Reflection combined with a glide reflection

Question

Suppose that $A, B, C,$ and $D$ are the vertices $(0, 0), (2, 0), (2, 2),$ and $(0, 2)$ of a square.

The transformation $ρ_{AC} ◦ γ_{DA}$ can be decomposed as the combination of reflections across $4$ mirror lines. Draw a diagram showing $A, B, C,$ and $D$ and the four mirror lines (marked in order by the numbers $1$ to $4$).

I am having a hard time locating the reflections of the glide reflection. This is what I've done so far:

I said:

$$ρ_{AC} ◦ γ_{DA}=ρ_{AC} ◦ \tau_{DA} \circ \rho_{DA}$$

Now I know that $\tau_{DA}$ must consist of two parallel lines

Let $\rho_{DA}$ be line $1$.

Let $\tau_{DA}$ be line $2$ and $3$ where $2$ and $3$ are parallel. Now I'm confusing do lines $2$ and $3$ have to be parallel to $1$?

and $\rho_{DA}$ is the line $4$

Any insights?

Answer 1

You need to better understand the relation between translation and a pair of reflections. Let's for the moment assume you have two vertical lines of reflection, one at $x=a$ and one at $x=b$. The first maps a point $(x,y)$ to $(a-(x-a),y)=(2a-x,y)$, the latter takes that to $(2b-(2a-x),y)=(x+2(b-a),y)$ so it is a translation by $2(b-a)$ in the $x$ direction. What can you learn from this? On the one hand, the distance of the translation is twice the distance between the lines of reflection, and the direction of the translation is perpendicular to the direction of the lines of reflection. You can also see that the translation is oriented in such a way that it moves from the first reflection towards the second reflection. Now apply this to your situation.

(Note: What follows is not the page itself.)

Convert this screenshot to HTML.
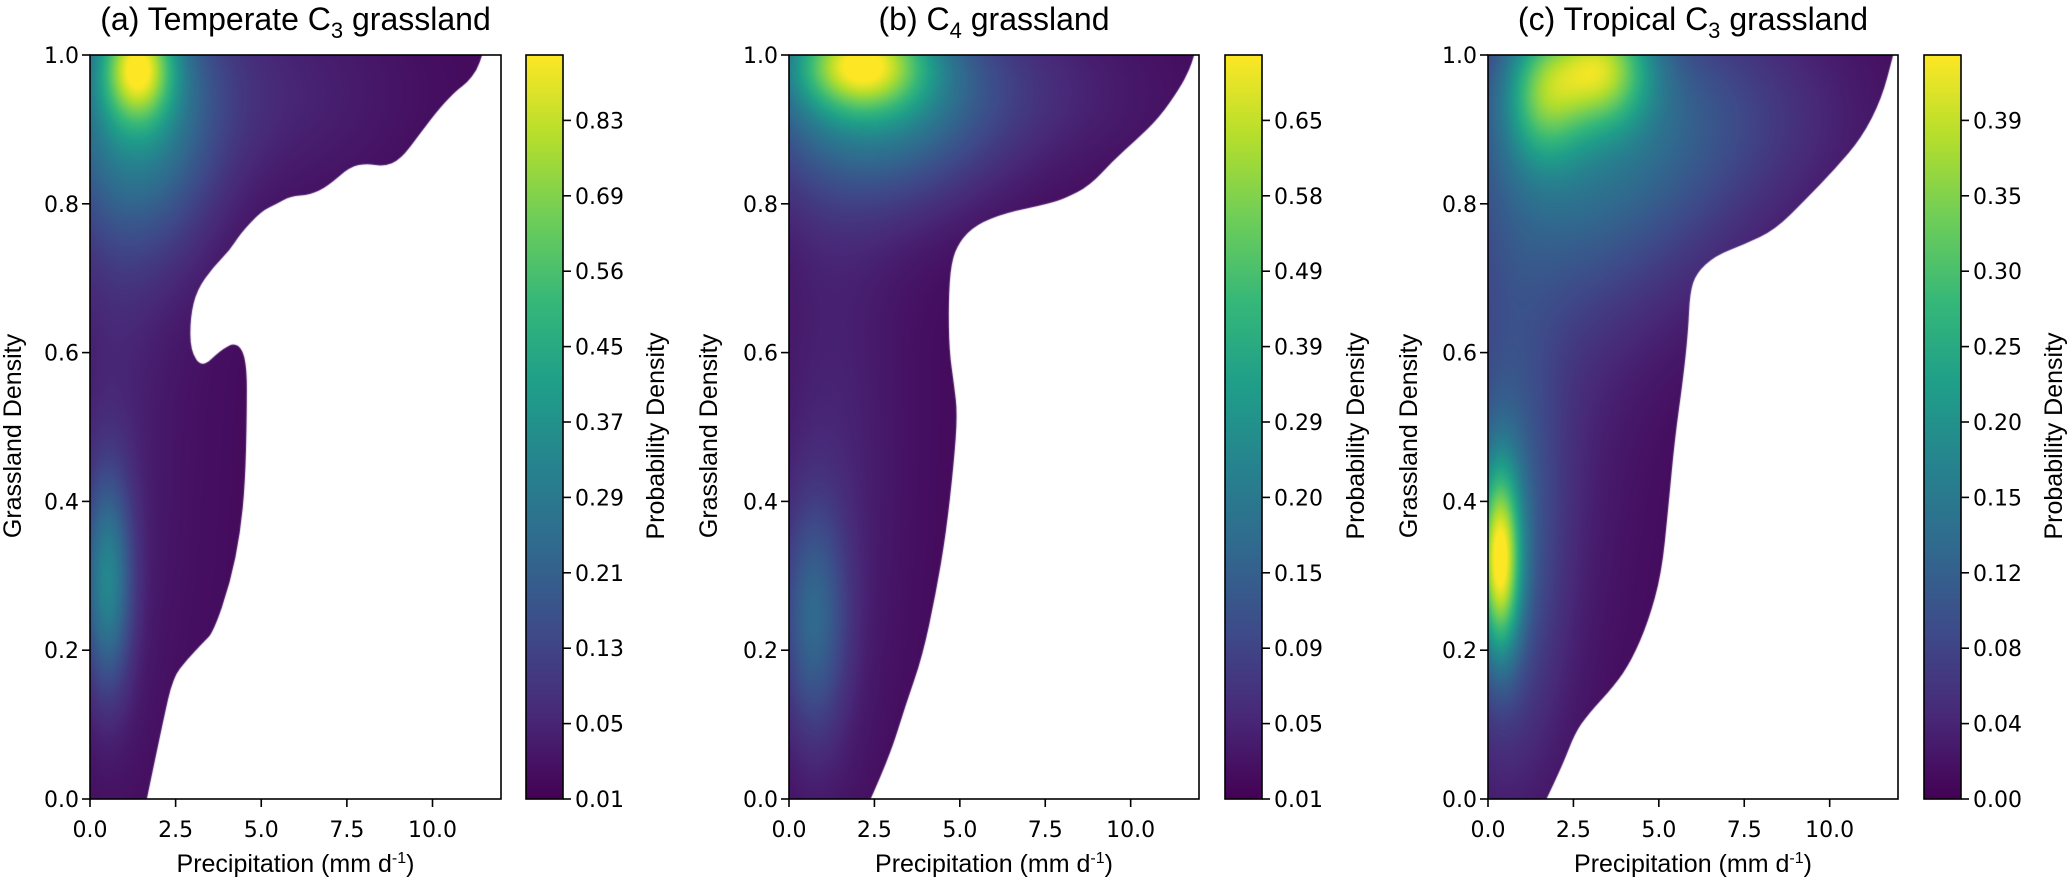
<!DOCTYPE html>
<html><head><meta charset="utf-8">
<style>
html,body{margin:0;padding:0;background:#fff;}
#wrap{position:relative;width:2067px;height:877px;overflow:hidden;}
canvas{position:absolute;}
svg{position:absolute;left:0;top:0;}
.tk{font-family:"DejaVu Sans",sans-serif;font-size:22px;fill:#000;}
.lb{font-family:"Liberation Sans",sans-serif;font-size:25px;fill:#000;}
.tt{font-family:"Liberation Sans",sans-serif;font-size:32px;fill:#000;}
</style></head>
<body>
<div id="wrap">
<canvas id="cva" width="411" height="744" style="left:90px;top:55px"></canvas>
<canvas id="cvb" width="410" height="744" style="left:789px;top:55px"></canvas>
<canvas id="cvc" width="410" height="744" style="left:1488px;top:55px"></canvas>
<svg id="svg" width="2067" height="877"></svg>
</div>
<script>
// ---- data ----
const xTicks = [0, 2.5, 5, 7.5, 10];
const xTickLabels = ["0.0","2.5","5.0","7.5","10.0"];
const yTicks = [0, 0.2, 0.4, 0.6, 0.8, 1.0];
const yTickLabels = ["0.0","0.2","0.4","0.6","0.8","1.0"];
const titles = ["(a) Temperate C|3| grassland","(b) C|4| grassland","(c) Tropical C|3| grassland"];
const cbarLabelsA = ["0.01","0.05","0.13","0.21","0.29","0.37","0.45","0.56","0.69","0.83"];
const cbarLabelsB = ["0.01","0.05","0.09","0.15","0.20","0.29","0.39","0.49","0.58","0.65"];
const cbarLabelsC = ["0.00","0.04","0.08","0.12","0.15","0.20","0.25","0.30","0.35","0.39"];
// boundary of density region (precip, grassland density)
const edgeAX = [0,1.66,2.14,2.43,2.83,3.3,3.6,4.1,4.39,4.53,4.58,4.58,4.29,3.8,3.27,2.93,2.93,3.12,3.6,4.09,4.39,5.0,5.46,5.85,6.43,6.92,7.6,8.09,8.57,9.06,9.65,10.23,10.72,11.0,11.3,11.45,0];
const edgeAY = [0,0,0.106,0.164,0.187,0.21,0.224,0.291,0.358,0.425,0.514,0.59,0.615,0.603,0.579,0.603,0.648,0.684,0.715,0.738,0.76,0.79,0.80,0.81,0.812,0.823,0.85,0.854,0.85,0.859,0.895,0.93,0.953,0.962,0.98,1.0,1.0];
const edgeBX = [0,2.39,2.93,3.42,3.91,4.3,4.59,4.83,4.93,4.83,4.69,4.67,4.74,4.98,5.47,6.35,7.62,8.1,8.79,9.47,10.16,10.84,11.43,11.72,11.86,0];
const edgeBY = [0,0,0.055,0.127,0.192,0.277,0.355,0.453,0.518,0.557,0.603,0.668,0.72,0.749,0.772,0.788,0.8,0.808,0.824,0.857,0.886,0.916,0.955,0.98,1.0,1.0];
const edgeCX = [0,1.71,2.15,2.54,2.93,3.71,4.2,4.69,5.08,5.27,5.47,5.71,5.86,5.91,6.1,6.64,7.52,8.4,9.28,10.16,10.94,11.52,11.86,0];
const edgeCY = [0,0,0.042,0.088,0.114,0.153,0.186,0.238,0.303,0.388,0.485,0.564,0.629,0.681,0.707,0.73,0.746,0.765,0.805,0.847,0.889,0.941,1.0,1.0];
// density components: centre x, centre y, sigma x, sigma y, weight (fraction of colour scale)
const compAcx=[1.4,1.3,5.0,0.5,0.6,1.5]; const compAcy=[0.985,0.93,0.95,0.29,0.45,0.5];
const compAsx=[0.7,1.6,3.0,0.5,1.0,2.0]; const compAsy=[0.05,0.13,0.1,0.1,0.25,0.4];
const compAw=[0.6,0.42,0.08,0.38,0.05,0.03];
const compBcx=[2.1,2.4,6.5,0.7,1.2,1.5]; const compBcy=[0.99,0.95,0.95,0.24,0.4,0.6];
const compBsx=[1.3,2.4,3.2,0.7,1.3,2.0]; const compBsy=[0.045,0.1,0.08,0.11,0.3,0.4];
const compBw=[0.62,0.4,0.08,0.26,0.05,0.03];
const compCcx=[3.3,1.6,3.0,0.35,0.5,1.5,7.0]; const compCcy=[0.985,0.95,0.88,0.32,0.36,0.6,0.92];
const compCsx=[1.0,0.8,3.0,0.42,1.1,2.0,3.0]; const compCsy=[0.055,0.065,0.15,0.085,0.2,0.35,0.1];
const compCw=[0.6,0.42,0.3,0.75,0.25,0.08,0.1];

const viridis=[[68,1,84],[72,40,120],[62,74,137],[49,104,142],[38,130,142],[31,158,137],[53,183,121],[109,205,89],[180,222,44],[253,231,37]];
function cmap(t){t=Math.max(0,Math.min(1,t));const s=t*(viridis.length-1);const i=Math.min(Math.floor(s),viridis.length-2);const f=s-i;const a=viridis[i],b=viridis[i+1];return [a[0]+(b[0]-a[0])*f,a[1]+(b[1]-a[1])*f,a[2]+(b[2]-a[2])*f];}

const XMAX=12.0, AX_TOP=55, AX_BOT=799, AX_H=744;
const panels=[
 {left:90,right:501,cv:'cva',ex:edgeAX,ey:edgeAY,cx:compAcx,cy:compAcy,sx:compAsx,sy:compAsy,w:compAw,cbL:526,cbR:563,cbl:cbarLabelsA,ylx:12,cblx:655,key:'a'},
 {left:789,right:1199,cv:'cvb',ex:edgeBX,ey:edgeBY,cx:compBcx,cy:compBcy,sx:compBsx,sy:compBsy,w:compBw,cbL:1225,cbR:1262,cbl:cbarLabelsB,ylx:708,cblx:1355,key:'b'},
 {left:1488,right:1898,cv:'cvc',ex:edgeCX,ey:edgeCY,cx:compCcx,cy:compCcy,sx:compCsx,sy:compCsy,w:compCw,cbL:1924,cbR:1961,cbl:cbarLabelsC,ylx:1408,cblx:2053,key:'c'}
];
const NS='http://www.w3.org/2000/svg';
const svg=document.getElementById('svg');
function el(tag,attrs,parent,txt){const e=document.createElementNS(NS,tag);for(const k in attrs)e.setAttribute(k,attrs[k]);if(txt!==undefined)e.textContent=txt;(parent||svg).appendChild(e);return e;}

const defs=el('defs',{});
const grad=el('linearGradient',{id:'vir',x1:'0',y1:'1',x2:'0',y2:'0'},defs);
viridis.forEach((c,i)=>{el('stop',{offset:(i/(viridis.length-1)).toFixed(3),'stop-color':'rgb('+c.join(',')+')'},grad);});

panels.forEach(p=>{
  const W=p.right-p.left;
  const xs=v=>v/XMAX*W;
  const ys=v=>AX_H-v*AX_H;
  const X=v=>p.left+v/XMAX*W;
  const Y=v=>AX_BOT-v*AX_H;
  const cv=document.getElementById(p.cv);const ctx=cv.getContext('2d');
  const img=ctx.createImageData(W,AX_H);
  for(let j=0;j<AX_H;j++){const yv=1-(j+0.5)/AX_H;
    for(let i=0;i<W;i++){const xv=(i+0.5)/W*XMAX;let d=0.02;
      for(let k=0;k<p.w.length;k++){const dx=(xv-p.cx[k])/p.sx[k],dy=(yv-p.cy[k])/p.sy[k];d+=p.w[k]*Math.exp(-0.5*(dx*dx+dy*dy));}
      const c=cmap(d);const o=(j*W+i)*4;img.data[o]=c[0];img.data[o+1]=c[1];img.data[o+2]=c[2];img.data[o+3]=255;}}
  const off=document.createElement('canvas');off.width=W;off.height=AX_H;off.getContext('2d').putImageData(img,0,0);
  const P=p.ex.map((v,i)=>[xs(v),ys(p.ey[i])]);const n=P.length;
  ctx.save();ctx.beginPath();
  ctx.moveTo(P[0][0],P[0][1]);ctx.lineTo(P[1][0],P[1][1]);
  for(let i=2;i<=n-3;i++){const mx=(P[i][0]+P[i+1][0])/2,my=(P[i][1]+P[i+1][1])/2;ctx.quadraticCurveTo(P[i][0],P[i][1],mx,my);}
  ctx.lineTo(P[n-2][0],P[n-2][1]);ctx.lineTo(P[n-1][0],P[n-1][1]);
  ctx.closePath();ctx.clip();ctx.drawImage(off,0,0);ctx.restore();

  const fr=el('rect',{x:p.left,y:AX_TOP,width:W,height:AX_H,fill:'none',stroke:'#000','stroke-width':1.6});
  
  
  xTicks.forEach((t,i)=>{
    const ln=el('line',{x1:X(t),x2:X(t),y1:AX_BOT,y2:AX_BOT+8,stroke:'#000','stroke-width':1.6});
    
    
    const tx=el('text',{x:X(t),y:837,'text-anchor':'middle',class:'tk'},svg,xTickLabels[i]);
    
    
  });
  yTicks.forEach((t,i)=>{
    const ln=el('line',{x1:p.left-8,x2:p.left,y1:Y(t),y2:Y(t),stroke:'#000','stroke-width':1.6});
    
    
    const tx=el('text',{x:p.left-11,y:Y(t)+8,'text-anchor':'end',class:'tk'},svg,yTickLabels[i]);
    
    
  });
  const xl=el('text',{x:(p.left+p.right)/2,y:872,'text-anchor':'middle',class:'lb'});
  
  
  el('tspan',{},xl,'Precipitation (mm d');
  el('tspan',{dy:-9,'font-size':'16px'},xl,'-1');
  el('tspan',{dy:9},xl,')');
  const yl=el('text',{x:p.ylx,y:427,'text-anchor':'middle',class:'lb',transform:'rotate(-90 '+(p.ylx+9)+' 427)','font-size':'22px'},svg,'Grassland Density');
  
  
  const parts=titles[panels.indexOf(p)].split('|');
  const tt=el('text',{x:(p.left+p.right)/2,y:30,'text-anchor':'middle',class:'tt'});
  
  
  el('tspan',{},tt,parts[0]);
  el('tspan',{dy:8,'font-size':'22px'},tt,parts[1]);
  el('tspan',{dy:-8},tt,parts[2]);
  const cb=el('rect',{x:p.cbL,y:AX_TOP,width:p.cbR-p.cbL,height:AX_H,fill:'url(#vir)',stroke:'#000','stroke-width':1.6});
  
  
  const step=75.4;
  p.cbl.forEach((lab,i)=>{const yy=AX_BOT-i*step;
    const ln=el('line',{x1:p.cbR,x2:p.cbR+8,y1:yy,y2:yy,stroke:'#000','stroke-width':1.6});
    
    
    const tx=el('text',{x:p.cbR+12,y:yy+8,class:'tk'},svg,lab);
    
    
  });
  const cl=el('text',{x:p.cblx,y:427,'text-anchor':'middle',class:'lb','font-size':'22px',transform:'rotate(-90 '+(p.cblx+9)+' 427)'},svg,'Probability Density');
  
  
});
</script>
</body></html>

That said, the combination of a glide reflection and a simple reflection is an orientation preserving isometry, and as such is either a translation or a rotation (unless it's the identity), which can be represented using two lines only. So you can pick some points, apply your transformations and use the result to distinguish the cases and find the direction of translation, or the center and angle of rotation.

Or you do this with formulas:

\begin{align*} \rho_{DA}:(x,y)&\mapsto(-x,y) \\ \tau_{DA}:(x,y)&\mapsto(x,y-2) \\ \rho_{AC}:(x,y)&\mapsto(y,x) \\ \rho_{AC}\circ\tau_{DA}\circ\rho_{DA}:(x,y)&\mapsto(y-2,-x) \end{align*}

Then you can look for fixed points: a point $(x,y)$ which maps to itself. If you find one, it's the center of rotation. If not, it must be a translation. But does that look like a translation to you?